With my donors, I’m more focused. What do I hope to accomplish overall this year? What are my goals? Where will my donor(s) and I go on the philanthropic path? What do my donors hope to achieve and how might I help them get there?
This year I made a resolution. Tom Ahern handed it to me in his post, “What I learned in 2013.”
“Deliver more gratitude than expected.”
What is gratitude? Most people use this definition: “A feeling of thankfulness or appreciation.” But I like this better: “Gratitude is paying attention to what we have, rather than what we don’t.”
This is doable. It is easy and yet a challenge. It may be applied to my fundraising and to my work with colleagues. And it works for my personal life too.
If you know me or have read my blog much, you know I believe in gratitude.
This is the perfect resolution for me: Deliver more gratitude than expected. How can you deliver more too?
For donors: Start with appreciation. End with thanks. And liberally sprinkle gratitude in between.
One place to start might be your thank you letters. Check out this link and this and this for tips to improve your thank you letters. And remember it is NOT a process. But it is one of the very early steps on the donor journey – one of the first steps you take together with your donor – so make it memorable.
Don’t feel that everything has to be overhauled. Take one thing around thanks and improve it for your donors. Then another and another. And why not choose to thank a specific donor every week, above and beyond what you usually do?
For your team: Consider replacing frustration with gratitude. And give more than expected.
Feeling frustrated that you can’t get Marketing team members “on board” with your donor-centered communications needs? Gnashing your teeth because Finance didn’t handle a gift according to the donor intent? Longing for 100% board giving?
Instead of a hostile reaction (or worse, silently seething), professionally work through the differences in search of a solution. Then be on the look out for opportunities to thank your colleagues for a job well done.

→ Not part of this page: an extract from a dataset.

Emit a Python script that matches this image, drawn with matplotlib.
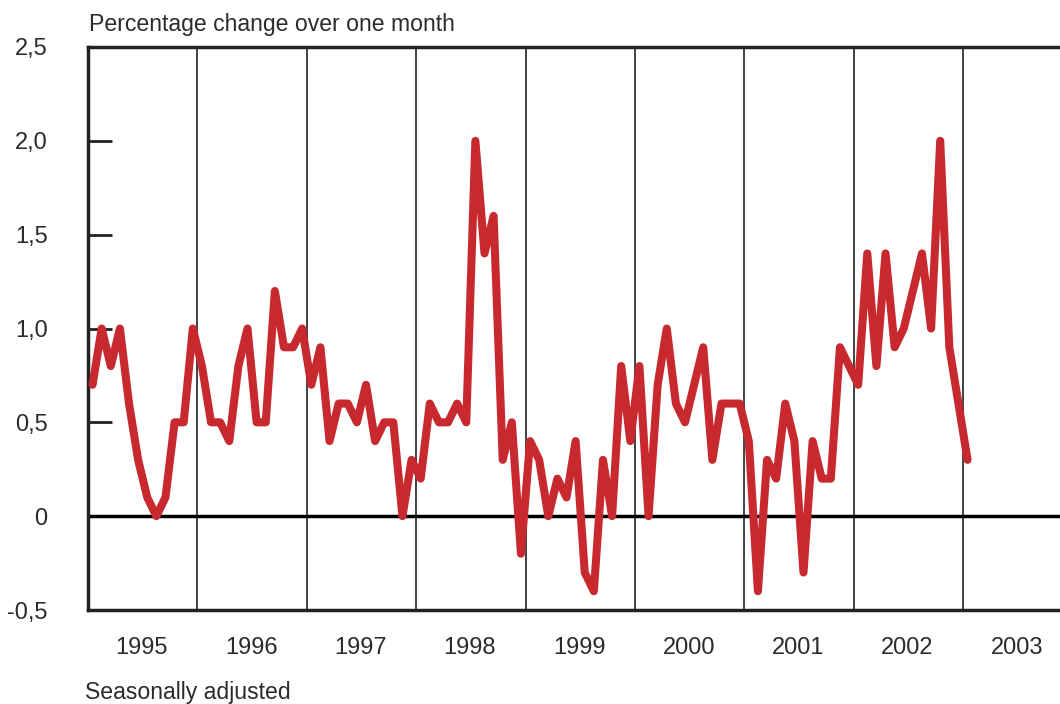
import numpy as np
import matplotlib
matplotlib.use("Agg")
import matplotlib.pyplot as plt

plt.rcParams['font.family'] = ['Liberation Sans', 'DejaVu Sans']

# monthly change, Jan 1995 .. Jan 2003
vals_1995 = [0.7, 1.0, 0.8, 1.0, 0.6, 0.3, 0.1, 0.0, 0.1, 0.5, 0.5, 1.0]
vals_1996 = [0.8, 0.5, 0.5, 0.4, 0.8, 1.0, 0.5, 0.5, 1.2, 0.9, 0.9, 1.0]
vals_1997 = [0.7, 0.9, 0.4, 0.6, 0.6, 0.5, 0.7, 0.4, 0.5, 0.5, 0.0, 0.3]
vals_1998 = [0.2, 0.6, 0.5, 0.5, 0.6, 0.5, 2.0, 1.4, 1.6, 0.3, 0.5, -0.2]
vals_1999 = [0.4, 0.3, 0.0, 0.2, 0.1, 0.4, -0.3, -0.4, 0.3, 0.0, 0.8, 0.4]
vals_2000 = [0.8, 0.0, 0.7, 1.0, 0.6, 0.5, 0.7, 0.9, 0.3, 0.6, 0.6, 0.6]
vals_2001 = [0.4, -0.4, 0.3, 0.2, 0.6, 0.4, -0.3, 0.4, 0.2, 0.2, 0.9, 0.8]
vals_2002 = [0.7, 1.4, 0.8, 1.4, 0.9, 1.0, 1.2, 1.4, 1.0, 2.0, 0.9, 0.6]
vals_2003 = [0.3]

years = ["1995", "1996", "1997", "1998", "1999", "2000", "2001", "2002", "2003"]
ytick_vals = [-0.5, 0, 0.5, 1.0, 1.5, 2.0, 2.5]
ytick_labels = ["-0,5", "0", "0,5", "1,0", "1,5", "2,0", "2,5"]

values = (vals_1995 + vals_1996 + vals_1997 + vals_1998 + vals_1999
          + vals_2000 + vals_2001 + vals_2002 + vals_2003)
x = np.arange(len(values)) + 0.5  # mid-month

txt = '#2b2b2b'

fig = plt.figure(figsize=(10.6, 7.04), dpi=100)
ax = fig.add_axes([88 / 1060, 1 - 610 / 704, 1 - 88 / 1060, (610 - 47) / 704])

# year separators
for k in range(1, 9):
    ax.axvline(12 * k, color='#333333', lw=1.3, zorder=1)
ax.axhline(0, color='black', lw=2.5, zorder=2)

ax.plot(x, values, color='#C8292F', lw=5.8, solid_joinstyle='round',
        solid_capstyle='round', zorder=3)

ax.set_xlim(0, (1060 - 88) / ((963 - 88) / 96))
ax.set_ylim(-0.5, 2.5)

ax.set_yticks(ytick_vals)
ax.set_yticklabels(ytick_labels)
ax.tick_params(axis='y', direction='in', length=17, width=2, color='#222222',
               pad=29, labelsize=17, labelcolor=txt)

ax.set_xticks([])
for i, yr in enumerate(years):
    ax.text(12 * i + 5.9, -0.5 - 0.205, yr, ha='center', va='center',
            fontsize=17, color=txt)

for side in ['left', 'top', 'bottom']:
    ax.spines[side].set_linewidth(2.5)
    ax.spines[side].set_color('#222222')
ax.spines['right'].set_visible(False)

fig.text(89 / 1060, 1 - 24 / 704, "Percentage change over one month",
         ha='left', va='center', fontsize=16.6, color=txt)
fig.text(85 / 1060, 1 - 692 / 704, "Seasonally adjusted",
         ha='left', va='center', fontsize=16.6, color=txt)

fig.savefig("out.png", dpi=100)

Why? Happiness in the workplace increases productivity – and one way to do that is by recognizing achievements of coworkers. It can be as simple as sending a thanks for help to a colleague (even if it is expected) or writing a note of appreciation to leave on the desk – it can be as easy as your pen, a post-it and authentic words of gratitude. Or use an email, a fist-bump, a hat-tip in a meeting or a cup of coffee. There are lots of benefits of the Grateful Workplace.
For your personal life: Lead with gratitude once a day. Then try for more than once.
If you are in a relationship with a partner, you know (or recall) that gratitude plays an integral part of a healthy relationship. John Gottman has proven that couples with a high ratio of positive to negative interactions (5:1 or more) have the highest rates of intact, satisfying marriages (and this goes for committed relationships too!).
My plan: I do have a personal goal to go with my resolution: to send a note, an email, make a call, give a hug every day before I sleep – all in the name of gratitude.
What will you be doing in the New Year?